L’avenir d’Orange Middle East Africa (qui pourrait servir une consolidation sur le continent) se construit avec toujours plus d’indépendance, alors qu’il sert un second horizon stratégique : construire des activités émergentes pour le Groupe ; mais finira, sans doute, sans autre lien avec Orange maison mère qu’un lien capitalistique (sous la forme de participations) et sans synergies industrielles !
De la même manière, l’éventuelle introduction en Bourse des activités d’Orange Cyberdéfense, l’une des rares activités de croissance forte du Groupe, interroge dans son calendrier et son rôle dans l’accélération des territoires porteurs de croissance, alors qu’il s’agit d’une diversification en plein développement !
Le Groupe Orange crée-t-il les options viables d’un troisième horizon stratégique ?
Les services financiers mobiles, s’ils démontrent un premier succès avec la ligne de produit Orange Money (en MEA essentiellement), et une stratégie d’Orange Bank plus maîtrisée, devront montrer sur le long terme leur capacité à générer du chiffre d’affaires et de la marge significatifs dans les comptes du Groupe.
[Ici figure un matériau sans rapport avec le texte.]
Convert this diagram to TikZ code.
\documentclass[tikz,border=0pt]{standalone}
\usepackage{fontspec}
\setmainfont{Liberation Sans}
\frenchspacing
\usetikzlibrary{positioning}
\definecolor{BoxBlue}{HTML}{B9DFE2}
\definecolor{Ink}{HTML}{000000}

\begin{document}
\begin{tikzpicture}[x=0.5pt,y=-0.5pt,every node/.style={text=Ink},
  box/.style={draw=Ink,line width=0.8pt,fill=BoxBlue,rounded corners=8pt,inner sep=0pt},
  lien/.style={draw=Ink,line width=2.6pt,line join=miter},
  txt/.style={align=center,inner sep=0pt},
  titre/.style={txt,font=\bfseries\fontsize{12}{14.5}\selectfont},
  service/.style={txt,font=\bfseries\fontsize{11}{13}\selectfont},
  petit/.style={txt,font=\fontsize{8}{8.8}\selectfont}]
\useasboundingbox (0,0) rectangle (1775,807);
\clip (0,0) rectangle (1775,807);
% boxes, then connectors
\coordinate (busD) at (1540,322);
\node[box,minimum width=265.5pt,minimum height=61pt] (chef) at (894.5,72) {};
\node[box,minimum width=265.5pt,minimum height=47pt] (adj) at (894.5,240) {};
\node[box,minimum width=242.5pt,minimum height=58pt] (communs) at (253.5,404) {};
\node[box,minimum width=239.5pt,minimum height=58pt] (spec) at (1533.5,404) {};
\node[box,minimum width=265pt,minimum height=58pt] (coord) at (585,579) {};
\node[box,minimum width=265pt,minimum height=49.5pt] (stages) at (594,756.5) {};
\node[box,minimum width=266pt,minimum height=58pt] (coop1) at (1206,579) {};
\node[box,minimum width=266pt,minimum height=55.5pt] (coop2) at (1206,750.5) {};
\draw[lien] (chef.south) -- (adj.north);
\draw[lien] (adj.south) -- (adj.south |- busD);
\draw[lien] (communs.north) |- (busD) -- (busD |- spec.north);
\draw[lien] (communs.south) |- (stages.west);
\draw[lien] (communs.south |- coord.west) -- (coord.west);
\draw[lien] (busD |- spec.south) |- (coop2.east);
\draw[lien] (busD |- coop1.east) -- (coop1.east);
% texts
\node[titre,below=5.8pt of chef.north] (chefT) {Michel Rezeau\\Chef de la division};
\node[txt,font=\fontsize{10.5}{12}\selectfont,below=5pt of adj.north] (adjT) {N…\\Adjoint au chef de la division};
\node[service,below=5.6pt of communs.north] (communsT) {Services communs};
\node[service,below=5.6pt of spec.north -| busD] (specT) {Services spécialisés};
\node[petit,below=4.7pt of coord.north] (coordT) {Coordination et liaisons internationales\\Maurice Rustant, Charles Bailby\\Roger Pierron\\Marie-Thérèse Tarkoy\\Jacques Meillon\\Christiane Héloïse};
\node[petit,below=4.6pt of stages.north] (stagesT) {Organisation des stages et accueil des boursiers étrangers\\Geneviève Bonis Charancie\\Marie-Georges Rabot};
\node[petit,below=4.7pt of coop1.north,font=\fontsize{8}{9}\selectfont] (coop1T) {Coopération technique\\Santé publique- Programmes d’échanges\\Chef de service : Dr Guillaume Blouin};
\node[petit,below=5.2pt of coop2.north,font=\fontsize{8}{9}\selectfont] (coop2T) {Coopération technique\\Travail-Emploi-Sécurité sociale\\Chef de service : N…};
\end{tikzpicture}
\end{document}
A contrario, quatre sujets du plan Engage2025 interpellent quant à leurs capacités à créer des options viables d’un troisième horizon stratégique :
- la stratégie d’Orange Business Services (hors Cyberdéfense) interroge sur sa capacité à se différencier de la concurrence, à soutenir son développement sur l’IT, sur un marché dont les acteurs sont mondiaux et verticalisés, sans modifier son organisation ;
- la place et le rôle de l’Intelligence Artificielle qui semblent limités dans l’ambition du plan à servir l’optimisation de processus et services internes ; sans ambitions de revenus ;
- la recherche & développement et l’innovation, dont la baisse inexorable des moyens, du degré d’ambition et de sa conduite aux bornes du Groupe ne cesse d’être dénoncées dans cette instance, ne semblent plus de nature à empêcher une totale dépendance technologique d’acteurs non européens ;
Les réflexions sur le sujet, avec les pouvoirs publics et les acteurs européens du secteur autour d’initiatives et de coordination d’actions communes, impactant la mise en commun de moyens, l’emploi des filières, la souveraineté technologique sont trop absentes du plan Engage2025 ;
- les compétences pour construire, faire fonctionner et assurer la pérennité de l’entreprise sont à la fois un enjeu et un défi quant à la manière de doter le Groupe des compétences technologiques nécessaires ; Engage2025 sur ces points ne définit ni les ambitions détaillées ni les cibles, ni les moyens détaillés mis en œuvre (notamment d’accompagnement, de motivation à l’engagement, des personnels) pour servir l’ambition de construire ensemble l’entreprise de demain.
Devant la transformation de la Société et la prééminence grandissante d’enjeux environnementaux et sociétaux dans les préoccupations des citoyens, la position que construit Orange sur la problématique de Responsabilité Sociétale d’Entreprise, si elle est sincère et inscrit des actions au-delà d’une posture de communication pourrait être un solide levier de création de valeur à long terme.
Pour finir, nous avons le sentiment d’un plan Engage2025 dont les ambitions semblent dictées par une approche court-termiste trop influencée par le cours de Bourse, et qui enferme les décisions stratégiques dans le seul enjeu financier de rendement pour les actionnaires au détriment d’une ambition industrielle à long terme fondée sur une vision de ce que pourrait devenir le groupe Orange.
L’histoire du Groupe démontre le rôle primordial des personnels qui le font, et de l’innovation technologique dont il a pu être à l’origine…
Les orientations stratégiques du plan Engage2025, telles qu’elles ont été présentées à date, ne semblent plus vouloir leur faire jouer un tel rôle pour construire l’avenir du Groupe.